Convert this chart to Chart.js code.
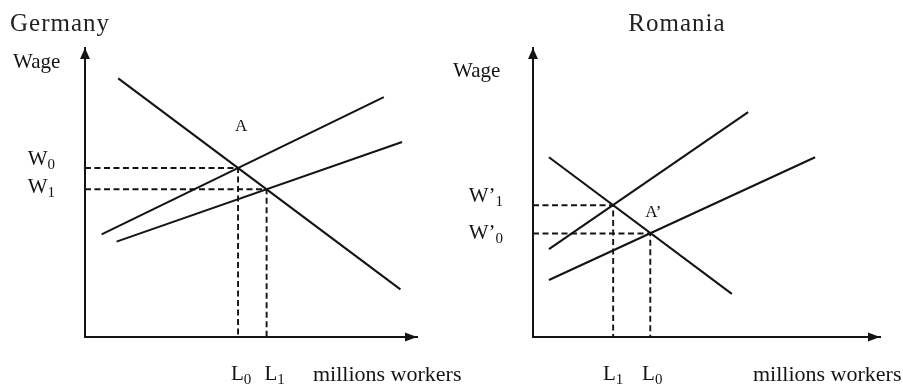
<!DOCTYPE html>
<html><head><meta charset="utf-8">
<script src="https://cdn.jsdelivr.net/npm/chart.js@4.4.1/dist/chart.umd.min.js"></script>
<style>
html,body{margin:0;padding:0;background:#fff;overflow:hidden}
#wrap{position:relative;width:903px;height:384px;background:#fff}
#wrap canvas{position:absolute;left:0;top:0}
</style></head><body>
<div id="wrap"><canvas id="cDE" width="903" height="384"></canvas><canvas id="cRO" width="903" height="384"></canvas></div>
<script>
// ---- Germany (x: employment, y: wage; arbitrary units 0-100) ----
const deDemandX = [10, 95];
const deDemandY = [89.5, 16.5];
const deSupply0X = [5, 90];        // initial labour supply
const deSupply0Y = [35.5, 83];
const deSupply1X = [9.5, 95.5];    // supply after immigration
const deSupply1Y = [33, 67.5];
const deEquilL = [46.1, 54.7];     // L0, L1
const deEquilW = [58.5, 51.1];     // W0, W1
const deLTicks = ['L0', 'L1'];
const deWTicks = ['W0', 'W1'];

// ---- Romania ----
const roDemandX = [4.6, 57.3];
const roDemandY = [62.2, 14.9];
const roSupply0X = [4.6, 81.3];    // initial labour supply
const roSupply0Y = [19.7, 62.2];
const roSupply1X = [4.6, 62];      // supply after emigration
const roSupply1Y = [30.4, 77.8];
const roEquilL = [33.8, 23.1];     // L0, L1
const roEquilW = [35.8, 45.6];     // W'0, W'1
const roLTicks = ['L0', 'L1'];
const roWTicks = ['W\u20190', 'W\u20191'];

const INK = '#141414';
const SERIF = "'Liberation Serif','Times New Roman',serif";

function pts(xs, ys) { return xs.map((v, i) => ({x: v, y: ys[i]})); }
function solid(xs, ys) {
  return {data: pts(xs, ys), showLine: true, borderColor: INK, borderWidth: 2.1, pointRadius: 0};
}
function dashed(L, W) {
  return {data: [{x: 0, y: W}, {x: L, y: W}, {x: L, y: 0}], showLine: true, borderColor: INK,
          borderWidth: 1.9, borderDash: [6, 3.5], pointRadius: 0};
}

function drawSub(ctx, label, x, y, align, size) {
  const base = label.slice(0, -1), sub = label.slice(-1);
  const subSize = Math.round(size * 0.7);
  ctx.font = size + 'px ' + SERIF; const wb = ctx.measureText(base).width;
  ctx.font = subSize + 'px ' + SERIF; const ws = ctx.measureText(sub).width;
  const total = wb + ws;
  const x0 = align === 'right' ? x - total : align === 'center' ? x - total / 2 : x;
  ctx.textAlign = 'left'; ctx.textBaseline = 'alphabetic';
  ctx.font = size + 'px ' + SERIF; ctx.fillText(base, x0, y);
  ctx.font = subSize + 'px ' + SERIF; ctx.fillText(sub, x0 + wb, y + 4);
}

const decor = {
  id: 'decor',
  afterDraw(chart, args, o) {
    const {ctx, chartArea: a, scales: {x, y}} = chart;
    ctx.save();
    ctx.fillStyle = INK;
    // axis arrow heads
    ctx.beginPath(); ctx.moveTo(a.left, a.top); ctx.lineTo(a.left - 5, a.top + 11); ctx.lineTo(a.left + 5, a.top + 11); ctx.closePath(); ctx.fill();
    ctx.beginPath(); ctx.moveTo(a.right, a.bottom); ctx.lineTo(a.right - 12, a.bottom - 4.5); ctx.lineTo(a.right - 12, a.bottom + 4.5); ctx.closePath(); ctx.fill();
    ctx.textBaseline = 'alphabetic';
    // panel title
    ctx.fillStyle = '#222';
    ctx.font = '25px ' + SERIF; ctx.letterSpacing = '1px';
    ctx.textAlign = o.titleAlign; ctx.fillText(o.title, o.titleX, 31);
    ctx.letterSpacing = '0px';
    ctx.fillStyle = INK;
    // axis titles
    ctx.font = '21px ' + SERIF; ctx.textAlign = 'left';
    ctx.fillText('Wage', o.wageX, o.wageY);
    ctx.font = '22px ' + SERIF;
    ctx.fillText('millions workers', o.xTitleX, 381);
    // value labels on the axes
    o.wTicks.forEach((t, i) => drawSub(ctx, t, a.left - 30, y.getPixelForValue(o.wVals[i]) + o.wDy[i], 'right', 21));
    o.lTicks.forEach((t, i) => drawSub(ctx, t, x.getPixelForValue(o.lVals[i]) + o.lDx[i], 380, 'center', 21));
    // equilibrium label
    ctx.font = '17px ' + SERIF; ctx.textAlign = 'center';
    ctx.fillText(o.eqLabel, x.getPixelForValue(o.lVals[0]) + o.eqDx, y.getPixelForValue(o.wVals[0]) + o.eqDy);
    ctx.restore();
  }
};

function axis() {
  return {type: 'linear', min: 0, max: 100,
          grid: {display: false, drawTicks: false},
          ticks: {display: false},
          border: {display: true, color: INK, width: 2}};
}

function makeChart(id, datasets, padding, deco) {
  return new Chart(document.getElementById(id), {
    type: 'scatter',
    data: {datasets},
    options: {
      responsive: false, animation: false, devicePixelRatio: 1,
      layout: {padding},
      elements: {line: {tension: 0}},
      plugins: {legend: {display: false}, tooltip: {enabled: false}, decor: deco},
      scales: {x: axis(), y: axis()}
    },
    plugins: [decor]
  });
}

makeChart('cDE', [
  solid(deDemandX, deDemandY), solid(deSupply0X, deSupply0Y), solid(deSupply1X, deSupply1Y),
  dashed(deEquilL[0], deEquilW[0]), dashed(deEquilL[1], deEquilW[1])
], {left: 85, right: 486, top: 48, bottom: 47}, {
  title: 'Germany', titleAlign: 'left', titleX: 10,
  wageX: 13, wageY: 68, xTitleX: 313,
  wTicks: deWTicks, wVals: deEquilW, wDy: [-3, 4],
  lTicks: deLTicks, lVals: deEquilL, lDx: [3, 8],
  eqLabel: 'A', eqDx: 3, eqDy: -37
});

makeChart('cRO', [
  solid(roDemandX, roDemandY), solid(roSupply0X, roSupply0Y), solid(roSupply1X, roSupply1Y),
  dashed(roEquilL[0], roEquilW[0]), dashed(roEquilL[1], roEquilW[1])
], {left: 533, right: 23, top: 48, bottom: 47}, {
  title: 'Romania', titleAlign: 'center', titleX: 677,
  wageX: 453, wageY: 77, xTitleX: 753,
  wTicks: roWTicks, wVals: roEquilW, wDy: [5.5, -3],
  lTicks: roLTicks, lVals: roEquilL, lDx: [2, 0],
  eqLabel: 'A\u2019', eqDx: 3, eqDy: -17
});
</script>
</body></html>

━━━━━━━━━━

* [DIRECTIVE]
Repeat the listing above up to and including the line with "const deWTicks = ['W0', 'W1'];", starting from its first line. Drop any pictures.

* [REPLY]
Convert this chart to Chart.js code.
<!DOCTYPE html>
<html><head><meta charset="utf-8">
<script src="https://cdn.jsdelivr.net/npm/chart.js@4.4.1/dist/chart.umd.min.js"></script>
<style>
html,body{margin:0;padding:0;background:#fff;overflow:hidden}
#wrap{position:relative;width:903px;height:384px;background:#fff}
#wrap canvas{position:absolute;left:0;top:0}
</style></head><body>
<div id="wrap"><canvas id="cDE" width="903" height="384"></canvas><canvas id="cRO" width="903" height="384"></canvas></div>
<script>
// ---- Germany (x: employment, y: wage; arbitrary units 0-100) ----
const deDemandX = [10, 95];
const deDemandY = [89.5, 16.5];
const deSupply0X = [5, 90];        // initial labour supply
const deSupply0Y = [35.5, 83];
const deSupply1X = [9.5, 95.5];    // supply after immigration
const deSupply1Y = [33, 67.5];
const deEquilL = [46.1, 54.7];     // L0, L1
const deEquilW = [58.5, 51.1];     // W0, W1
const deLTicks = ['L0', 'L1'];
const deWTicks = ['W0', 'W1'];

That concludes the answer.